Last year, my firm got a call from the father of a young girl whose leg was severely broken at Sky High Sports, an indoor trampoline park. A much larger and heavier man jumped onto the trampoline with my 12-year-old client. The result was a compound fracture of her tibia and fibula, a surgery, and likely lifelong problems.
It was a gruesome injury: she was clearly seriously hurt, yet people around her kept jumping on the trampoline where she was laying and crying in pain. The employees at Sky High Sports initially chastised her for lying down on the trampoline before realizing she was hurt. After that, it quickly became clear that the staff – all young teenagers– did not know what to do. Several of the parents called 911 and eventually an adult manager of Sky High was called to come in from off-site. It appeared that there was no protocol at the facility for when someone was injured.
In working on this and similar trampoline park cases, an interesting pattern has emerged: anger from health care professionals. On multiple occasions parents have recounted conversations with ER nurses and orthopedic surgeons who are angry: “Why are we seeing so many serious injuries from the same place?” It turns out that the same trampoline center where my young client was injured had seen a number of kids leave with broken bones in just a couple of months; still, they were completely unprepared.
Trampolines themselves come with some inherent danger. However, trampoline centers unnecessarily increase this danger because they routinely violate the “cardinal rule” of trampoline safety: only one person on the trampoline at a time.
Inside Edition did an investigation on safety problems in trampoline parks that shows some alarming video footage of small children jump on trampolines with adults – and little or no supervision. When there are multiple people on the same trampoline, especially of varying weights, the risk of injury greatly increases.
Facts about trampoline parks
The most common trampoline injury is a broken tibia or fibula – a harsh injury for growing children, as they likely will have their mobility compromised for the next 70 years or so. Doctors can insert metal plates that move as the children grow, but often they are precluded from sports and other vigorous activity, and often have ugly surgical scars. Nearly 100,000 people were treated in hospital emergency rooms for trampoline injuries in 2010.

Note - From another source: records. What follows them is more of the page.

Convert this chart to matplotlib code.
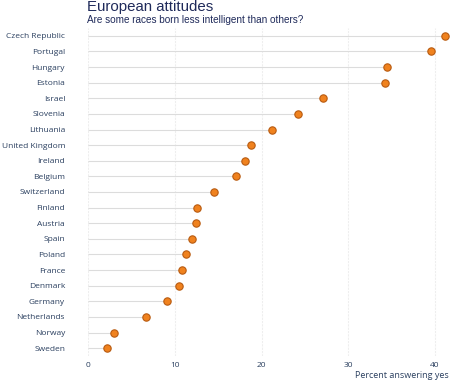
import matplotlib.pyplot as plt

countries = ['Czech Republic', 'Portugal', 'Hungary', 'Estonia', 'Israel', 'Slovenia',
             'Lithuania', 'United Kingdom', 'Ireland', 'Belgium', 'Switzerland', 'Finland',
             'Austria', 'Spain', 'Poland', 'France', 'Denmark', 'Germany', 'Netherlands',
             'Norway', 'Sweden']
percent_yes = [41.1, 39.5, 34.4, 34.2, 27.1, 24.2, 21.2, 18.8, 18.1, 17.0, 14.5, 12.6,
               12.4, 12.0, 11.3, 10.8, 10.5, 9.1, 6.7, 3.0, 2.2]
x_ticks = [0, 10, 20, 30, 40]

navy = '#2a3f5f'

fig = plt.figure(figsize=(4.5, 3.84), dpi=100)
ax = fig.add_axes([88 / 450, 28 / 384, 361 / 450, 328 / 384])

ypos = list(range(len(countries)))[::-1]
ax.hlines(ypos, 0, percent_yes, color='#dcdcdc', linewidth=0.8, zorder=1)
ax.scatter(percent_yes, ypos, s=28, color='#f0821e', edgecolor='#b85a10',
           linewidth=0.8, zorder=3)

ax.set_xlim(0, 41.6)
ax.set_ylim(-0.5, len(countries) - 0.5)
ax.set_xticks(x_ticks)
ax.set_yticks(ypos)
ax.set_yticklabels(countries)
ax.tick_params(length=0, labelsize=6, labelcolor=navy)
ax.tick_params(axis='x', pad=4)
ax.tick_params(axis='y', pad=16.5)
for lab in ax.get_xticklabels() + ax.get_yticklabels():
    lab.set_fontfamily('Open Sans')
ax.grid(axis='x', color='#eeeeee', linewidth=0.8, linestyle=(0, (2, 1)))
ax.set_axisbelow(True)
for s in ax.spines.values():
    s.set_visible(False)

ax.set_xlabel('Percent answering yes', fontsize=6.5, color=navy, family='Open Sans',
              loc='right', labelpad=2)

fig.text(87 / 450, 1 - 7 / 384, 'European attitudes', fontsize=10.8, color='#1f2a5a',
         family='Liberation Sans', va='center')
fig.text(87 / 450, 1 - 20 / 384, 'Are some races born less intelligent than others?',
         fontsize=7.2, color='#1f2a5a', family='Liberation Sans', va='center')

fig.savefig('out.png', dpi=100)
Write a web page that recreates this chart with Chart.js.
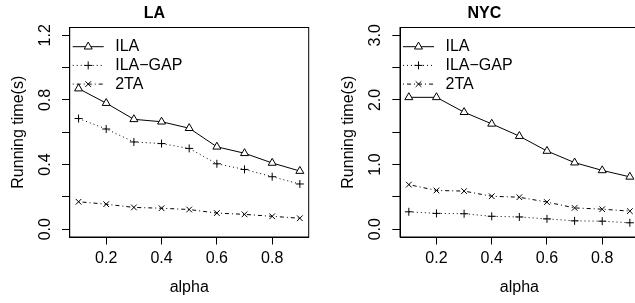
<!DOCTYPE html>
<html>
<head>
<meta charset="utf-8">
<script src="https://cdn.jsdelivr.net/npm/chart.js@4"></script>
<style>
html, body { margin: 0; padding: 0; background: #fff; overflow: hidden; width: 635px; height: 303px; position: relative; }
canvas { position: absolute; top: 0; }
</style>
</head>
<body>
<canvas id="chartLA" width="318" height="303" style="left:0px"></canvas>
<canvas id="chartNYC" width="318" height="303" style="left:330px"></canvas>
<script>
// values
const alpha = [0.1, 0.2, 0.3, 0.4, 0.5, 0.6, 0.7, 0.8, 0.9];
const seriesNames = ['ILA', 'ILA\u2212GAP', '2TA'];

const laILA    = [0.87, 0.78, 0.68, 0.665, 0.625, 0.51, 0.47, 0.41, 0.36];
const laILAGAP = [0.685, 0.62, 0.54, 0.53, 0.50, 0.405, 0.37, 0.325, 0.28];
const la2TA    = [0.17, 0.155, 0.135, 0.13, 0.122, 0.10, 0.092, 0.08, 0.068];

const nycILA    = [2.04, 2.04, 1.81, 1.63, 1.44, 1.21, 1.03, 0.91, 0.81];
const nycILAGAP = [0.27, 0.245, 0.24, 0.20, 0.19, 0.16, 0.13, 0.125, 0.10];
const nyc2TA    = [0.69, 0.60, 0.59, 0.51, 0.495, 0.42, 0.33, 0.31, 0.28];

const xTicks = [0.2, 0.4, 0.6, 0.8];
const xTickLabels = ['0.2', '0.4', '0.6', '0.8'];
const laYTicks = [0, 0.2, 0.4, 0.6, 0.8, 1.0, 1.2];
const laYTickLabels = ['0.0', '', '0.4', '', '0.8', '', '1.2'];
const nycYTicks = [0, 0.5, 1.0, 1.5, 2.0, 2.5, 3.0];
const nycYTickLabels = ['0.0', '', '1.0', '', '2.0', '', '3.0'];

const FONT = '"Liberation Sans", Arial, sans-serif';
Chart.defaults.font.family = FONT;
Chart.defaults.font.size = 16;
Chart.defaults.color = '#000';

// R style box around the plot region
const boxPlugin = {
    id: 'box',
    afterDraw(chart) {
        const {ctx, chartArea: a} = chart;
        ctx.save();
        ctx.strokeStyle = '#000';
        ctx.lineWidth = 1;
        ctx.strokeRect(a.left, a.top, a.right - a.left, a.bottom - a.top);
        ctx.restore();
    }
};

// legend inside the top left corner, line + symbol + label
const legendPlugin = {
    id: 'rlegend',
    afterDraw(chart) {
        const {ctx, chartArea: a} = chart;
        ctx.save();
        chart.data.datasets.forEach((ds, i) => {
            const y = a.top + 19.2 + i * 18.7;
            const x0 = a.left + 3, x1 = a.left + 34;
            ctx.strokeStyle = '#000';
            ctx.lineWidth = 1;
            ctx.setLineDash(ds.borderDash || []);
            ctx.beginPath();
            ctx.moveTo(x0, y);
            ctx.lineTo(x1, y);
            ctx.stroke();
            ctx.setLineDash([]);
            ctx.fillStyle = '#fff';
            Chart.helpers.drawPoint(ctx, {pointStyle: ds.pointStyle, radius: ds.pointRadius, borderWidth: 1, rotation: 0}, (x0 + x1) / 2, y);
            ctx.fillStyle = '#000';
            ctx.font = '16px ' + FONT;
            ctx.textBaseline = 'middle';
            ctx.textAlign = 'left';
            ctx.fillText(ds.label, a.left + 45.5, y);
        });
        ctx.restore();
    }
};

function makeSeries(values) {
    return values.map((v, i) => ({x: alpha[i], y: v}));
}

function makeChart(id, title, ila, ilagap, ta, yTicks, yLabels, yMax, yWidth) {
    const pad = yMax * 0.04;
    return new Chart(document.getElementById(id).getContext('2d'), {
        type: 'line',
        data: {
            datasets: [{
                label: seriesNames[0],
                data: makeSeries(ila),
                borderColor: '#000',
                borderWidth: 1,
                pointStyle: 'triangle',
                pointRadius: 4.6,
                pointBackgroundColor: '#fff',
                pointBorderColor: '#000',
                pointBorderWidth: 1
            }, {
                label: seriesNames[1],
                data: makeSeries(ilagap),
                borderColor: '#000',
                borderWidth: 1,
                borderDash: [1, 3],
                pointStyle: 'cross',
                pointRadius: 4,
                pointBorderColor: '#000',
                pointBorderWidth: 1
            }, {
                label: seriesNames[2],
                data: makeSeries(ta),
                borderColor: '#000',
                borderWidth: 1,
                borderDash: [1, 3, 4, 3],
                pointStyle: 'crossRot',
                pointRadius: 4,
                pointBorderColor: '#000',
                pointBorderWidth: 1
            }]
        },
        options: {
            responsive: false,
            animation: false,
            devicePixelRatio: 1,
            layout: { padding: { left: 0, right: 9.3, top: 0, bottom: 0 } },
            plugins: {
                legend: { display: false },
                tooltip: { enabled: false },
                title: {
                    display: true,
                    text: title,
                    color: '#000',
                    font: { size: 16, weight: 'bold' },
                    padding: { top: 4, bottom: 4.3 }
                }
            },
            scales: {
                x: {
                    type: 'linear',
                    min: 0.1 - 0.032,
                    max: 0.9 + 0.032,
                    afterBuildTicks: s => { s.ticks = xTicks.map(v => ({value: v})); },
                    afterFit: s => { s.height = 66; },
                    border: { display: true, color: '#000', width: 1 },
                    grid: { drawOnChartArea: false, drawTicks: true, tickLength: 7.5, color: '#000' },
                    ticks: { autoSkip: false, maxRotation: 0, padding: 4.7, callback: (v, i) => xTickLabels[i] },
                    title: { display: true, text: 'alpha', padding: { top: 0, bottom: 5.4 } }
                },
                y: {
                    min: -pad,
                    max: yMax + pad,
                    afterBuildTicks: s => { s.ticks = yTicks.map(v => ({value: v})); },
                    afterFit: s => { s.width = yWidth; },
                    border: { display: true, color: '#000', width: 1 },
                    grid: { drawOnChartArea: false, drawTicks: true, tickLength: 7.7, color: '#000' },
                    ticks: { autoSkip: false, minRotation: 90, maxRotation: 90, crossAlign: 'center', padding: 5.2,
                             callback: (v, i) => yLabels[i] },
                    title: { display: true, text: 'Running time(s)', padding: { top: 9.1, bottom: 0 } }
                }
            }
        },
        plugins: [boxPlugin, legendPlugin]
    });
}

makeChart('chartLA', 'LA', laILA, laILAGAP, la2TA, laYTicks, laYTickLabels, 1.2, 69.7);
makeChart('chartNYC', 'NYC', nycILA, nycILAGAP, nyc2TA, nycYTicks, nycYTickLabels, 3.0, 70);
</script>
</body>
</html>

Serious injuries have been in the news across the U.S. A healthy 30-year-old man died after breaking his neck in a foam pit at Skypark outside of Phoenix, Arizona. New York Yankees pitcher Joba Chamberlain sustained a career-threatening injury at Florida trampoline center when he suffered an open dislocation of his right ankle, shoving the bone through the skin. And in this video, you can hear a man’s leg snap as his flips on a trampoline at Xtreme Trampolines in Chicago.
There is very little regulation for these trampoline facilities, and it varies by state AND county. Additionally, laws regarding assumption of risk, and liability waivers, vary largely by state. Virtually every trampoline park requires that patrons, their parents, or both sign a long and legally complex waiver before jumping. Often, parents sign off on behalf of their children without knowing the gravity of potential injuries, or the lack of supervision of the patrons at trampoline parks. While no state enforces these waivers against intentional or malicious conduct, many require gross negligence before letting the minor out of the agreement their parent signed for them.
As of last year, about 50 trampoline parks were operating in the U.S.: their revenue is estimated to be near $100 million dollars. It is clear that these trampoline parks are making a lot of money by putting unsuspecting parents and children in danger.